‘Hei Dong Dong’ (Dark Channel, China 2025) by Yu Zhe has won the Prize of the Ecumenical Jury in the International Competition at the Oberhausen Short Film Festival 2026. The film was also awarded the Main Prize of the Festival Jury. The Grand Prize of the City of Oberhausen went to ‘Opera’ (Croatia 2026) by Igor Zelić, who also received the International Film Critics’ Prize (FIPRESCI). The Ecumenical Jury in the Children’s and Youth Film Competition awarded its Prize to ‘Just Jools’ (Belgium 2025) by Ezra Verbist. The Ecumenical Jury awarded Commendations to ‘wolno, szybko, wolno’ (slow, fast, slow, Poland 2025) by Jagoda Czarnek in the International Competition and to ‘Jésus Marie Joseph’ (France 2025) by Patxi Meerman in the Children’s and Youth Film Competition.
The festival, which in 2026 was held for the second time under the direction of Madeleine Bernstorff and Susannah Polheim, opened on 28 April paying tribute to the recently deceased Alexander Kluge, spokesperson for the group that, in the ‘Oberhausen Manifesto’ of 1962, programmatically proclaimed the death of ‘Dad’s cinema’ and thus gave impetus to the New German Cinema, to which Kluge himself made a seminal contribution with his feature film debut ‘Abschied von gestern’ (English title: 'Yesterday Girl'), which was awarded the Silver Lion at its premiere in Venice in 1966.
Alongside other competition sections (German and NRW Competitions, Music Video/MuVi Award), the programme of more than 500 films included a considerable number of thematically focused series. The main theme was the question, raised anew by the rise of AI-generated images, of the relationship between reality and fiction in (documentary) film, under the title ‘based on true events?’. The spectrum of contributions compiled under this focus ranged from the beginnings of film history to the present day, and from propaganda-oriented films to the questioning of the very concept of reality.

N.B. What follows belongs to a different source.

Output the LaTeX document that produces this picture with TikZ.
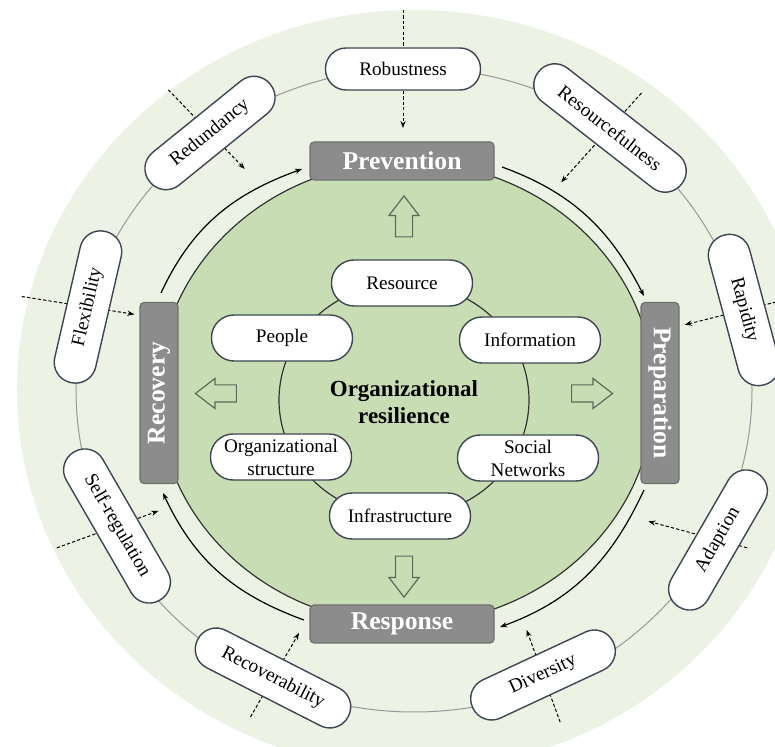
\documentclass[tikz,border=0pt]{standalone}
\usepackage{fontspec}
\setmainfont{Liberation Serif}
\usetikzlibrary{calc, arrows.meta, shapes.arrows}

\definecolor{outergreen}{RGB}{236,242,228}
\definecolor{innergreen}{RGB}{201,221,181}
\definecolor{boxgray}{RGB}{140,140,140}
\definecolor{capline}{RGB}{62,70,82}
\definecolor{arrowline}{RGB}{88,108,88}

\begin{document}
\begin{tikzpicture}[x=0.5pt, y=0.5pt,
  outcap/.style={draw=capline, line width=0.7pt, fill=white, rounded corners=10.3pt,
    minimum width=77.5pt, minimum height=21pt, inner xsep=14pt,
    font=\fontsize{9.6}{11.5}\selectfont},
  incap/.style={draw=capline, line width=0.7pt, fill=white, rounded corners=11.3pt,
    minimum width=70.5pt, minimum height=23pt, inner xsep=4pt, inner ysep=1pt,
    align=center, font=\fontsize{9.6}{11.5}\selectfont},
  phase/.style={fill=boxgray, draw=boxgray!80!black, line width=0.6pt, rounded corners=2pt,
    minimum width=92pt, minimum height=19pt, inner sep=0pt, text=white,
    font=\fontsize{12.8}{14}\selectfont\bfseries},
  blk/.style={single arrow, draw=arrowline, fill=innergreen, line width=0.6pt,
    minimum height=20.5pt, inner sep=4pt, single arrow head extend=3.25pt,
    single arrow tip angle=75},
  flow/.style={-{Stealth[length=3.5pt, width=2.6pt]}, line width=0.6pt},
  feed/.style={dash pattern=on 1.6pt off 1.1pt, -{Stealth[length=3.5pt, width=2.6pt]}, line width=0.5pt}]
  % 画幅
  \useasboundingbox (-410,-355) rectangle (365,392);
  \clip (-410,-355) rectangle (365,392);
  % 外圈背景
  \fill[outergreen] (4,2) ellipse [x radius=397, y radius=380];
  % 外圈连线
  \draw[gray!80, line width=0.5pt] (4,2) ellipse [x radius=338, y radius=322];
  % 内圈
  \draw[black!80, line width=0.6pt, fill=innergreen] (-4,-1) ellipse [x radius=248, y radius=231];
  \draw[black!80, line width=0.6pt] (-6,-8) ellipse [x radius=125, y radius=117];
  % 外圈特征
  \foreach \px/\py/\rot/\dir/\lout/\lin/\txt/\nm in {
      -7/323/0/90/59/59/Robustness/rob,
      200/264/-38/48/47/73/Resourcefulness/rsf,
      334/82/-75/14/60/61/Rapidity/rap,
      308/-148/60/-15/30/72/Adaption/ada,
      133/-283/25/-70/50/48/Diversity/div,
      -137/-286/-27/-120/45/52/Recoverability/rcv,
      -293/-134/-60/-160/64/44/Self-regulation/slf,
      -322/85/77/171/67/47/Flexibility/flx,
      -200/259/39/134/60/50/Redundancy/red}{
    \coordinate (\nm-c) at (\px,\py);
    \coordinate (\nm-o) at ($(\nm-c)+(\dir:\lout)$);
    \coordinate (\nm-i) at ($(\nm-c)+(\dir+180:\lin)$);
    \draw[feed] (\nm-o) -- (\nm-i);
    \node[outcap, rotate=\rot] (\nm) at (\nm-c) {\txt};
  }
  % 四个阶段
  \node[phase] (prevention) at (-8,231) {Prevention};
  \node[phase] (response) at (-8,-232) {Response};
  \node[phase, rotate=90, minimum width=90.5pt] (recovery) at (-251,-1) {Recovery};
  \node[phase, rotate=-90, minimum width=90.5pt] (preparation) at (250,-1) {Preparation};
  % 循环箭头
  \draw[flow] ($(recovery)+(2,100)$) to[out=65, in=200] ($(prevention)+(-100,-8)$);
  \draw[flow] ($(prevention)+(100,-6)$) to[out=-20, in=117] ($(preparation)+(-16,97)$);
  \draw[flow] ($(preparation)+(-16,-97)$) to[out=-115, in=20] ($(response)+(98,-3)$);
  \draw[flow] ($(response)+(-98,4)$) to[out=160, in=-65] ($(recovery)+(4,-100)$);
  % 空心箭头
  \node[blk, rotate=90] (toprev) at (-6,170) {};
  \node[blk, rotate=-90] (toresp) at (-6,-179) {};
  \node[blk, rotate=180] (torecov) at (-188.5,-1.5) {};
  \node[blk] (toprep) at (176.5,-1.5) {};
  % 内圈要素
  \node[incap] (resource) at (-8,109) {Resource};
  \node[incap] (people) at (-128,54) {People};
  \node[incap] (information) at (120,52) {Information};
  \node[incap] (orgstruct) at (-129,-65) {Organizational\\structure};
  \node[incap] (social) at (118,-66) {Social\\Networks};
  \node[incap] (infra) at (-10,-124) {Infrastructure};
  % 中心
  \node[font=\fontsize{11.5}{13.5}\selectfont\bfseries, align=center] (core) at (-6,-10)
    {Organizational\\resilience};
\end{tikzpicture}
\end{document}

“What’s Left” showcased political films from the 1970s and 1980s, whilst “Reisegefährten” presented unusual forms of recent episodic film, bringing together short films by various directors. ‘Frühjahr 1933’ (Spring 1933) commemorated a film of the same title by Paul Seligmann, shot in secret following the National Socialists’ seizure of power and recently rediscovered, as well as two works from 1932 by the painter and film club activist Ella Bergmann-Michel, who collaborated closely with him. Retrospectives were dedicated to Linda Bilda (Austria), Charlotte Pryce (USA), Gernot Wieland (Austria) and the collective Les films de la maison (Belgium). With a special programme the Short Film Festival paid tribute to Hilke Doering, the long-standing director of the International Competition who recently passed away.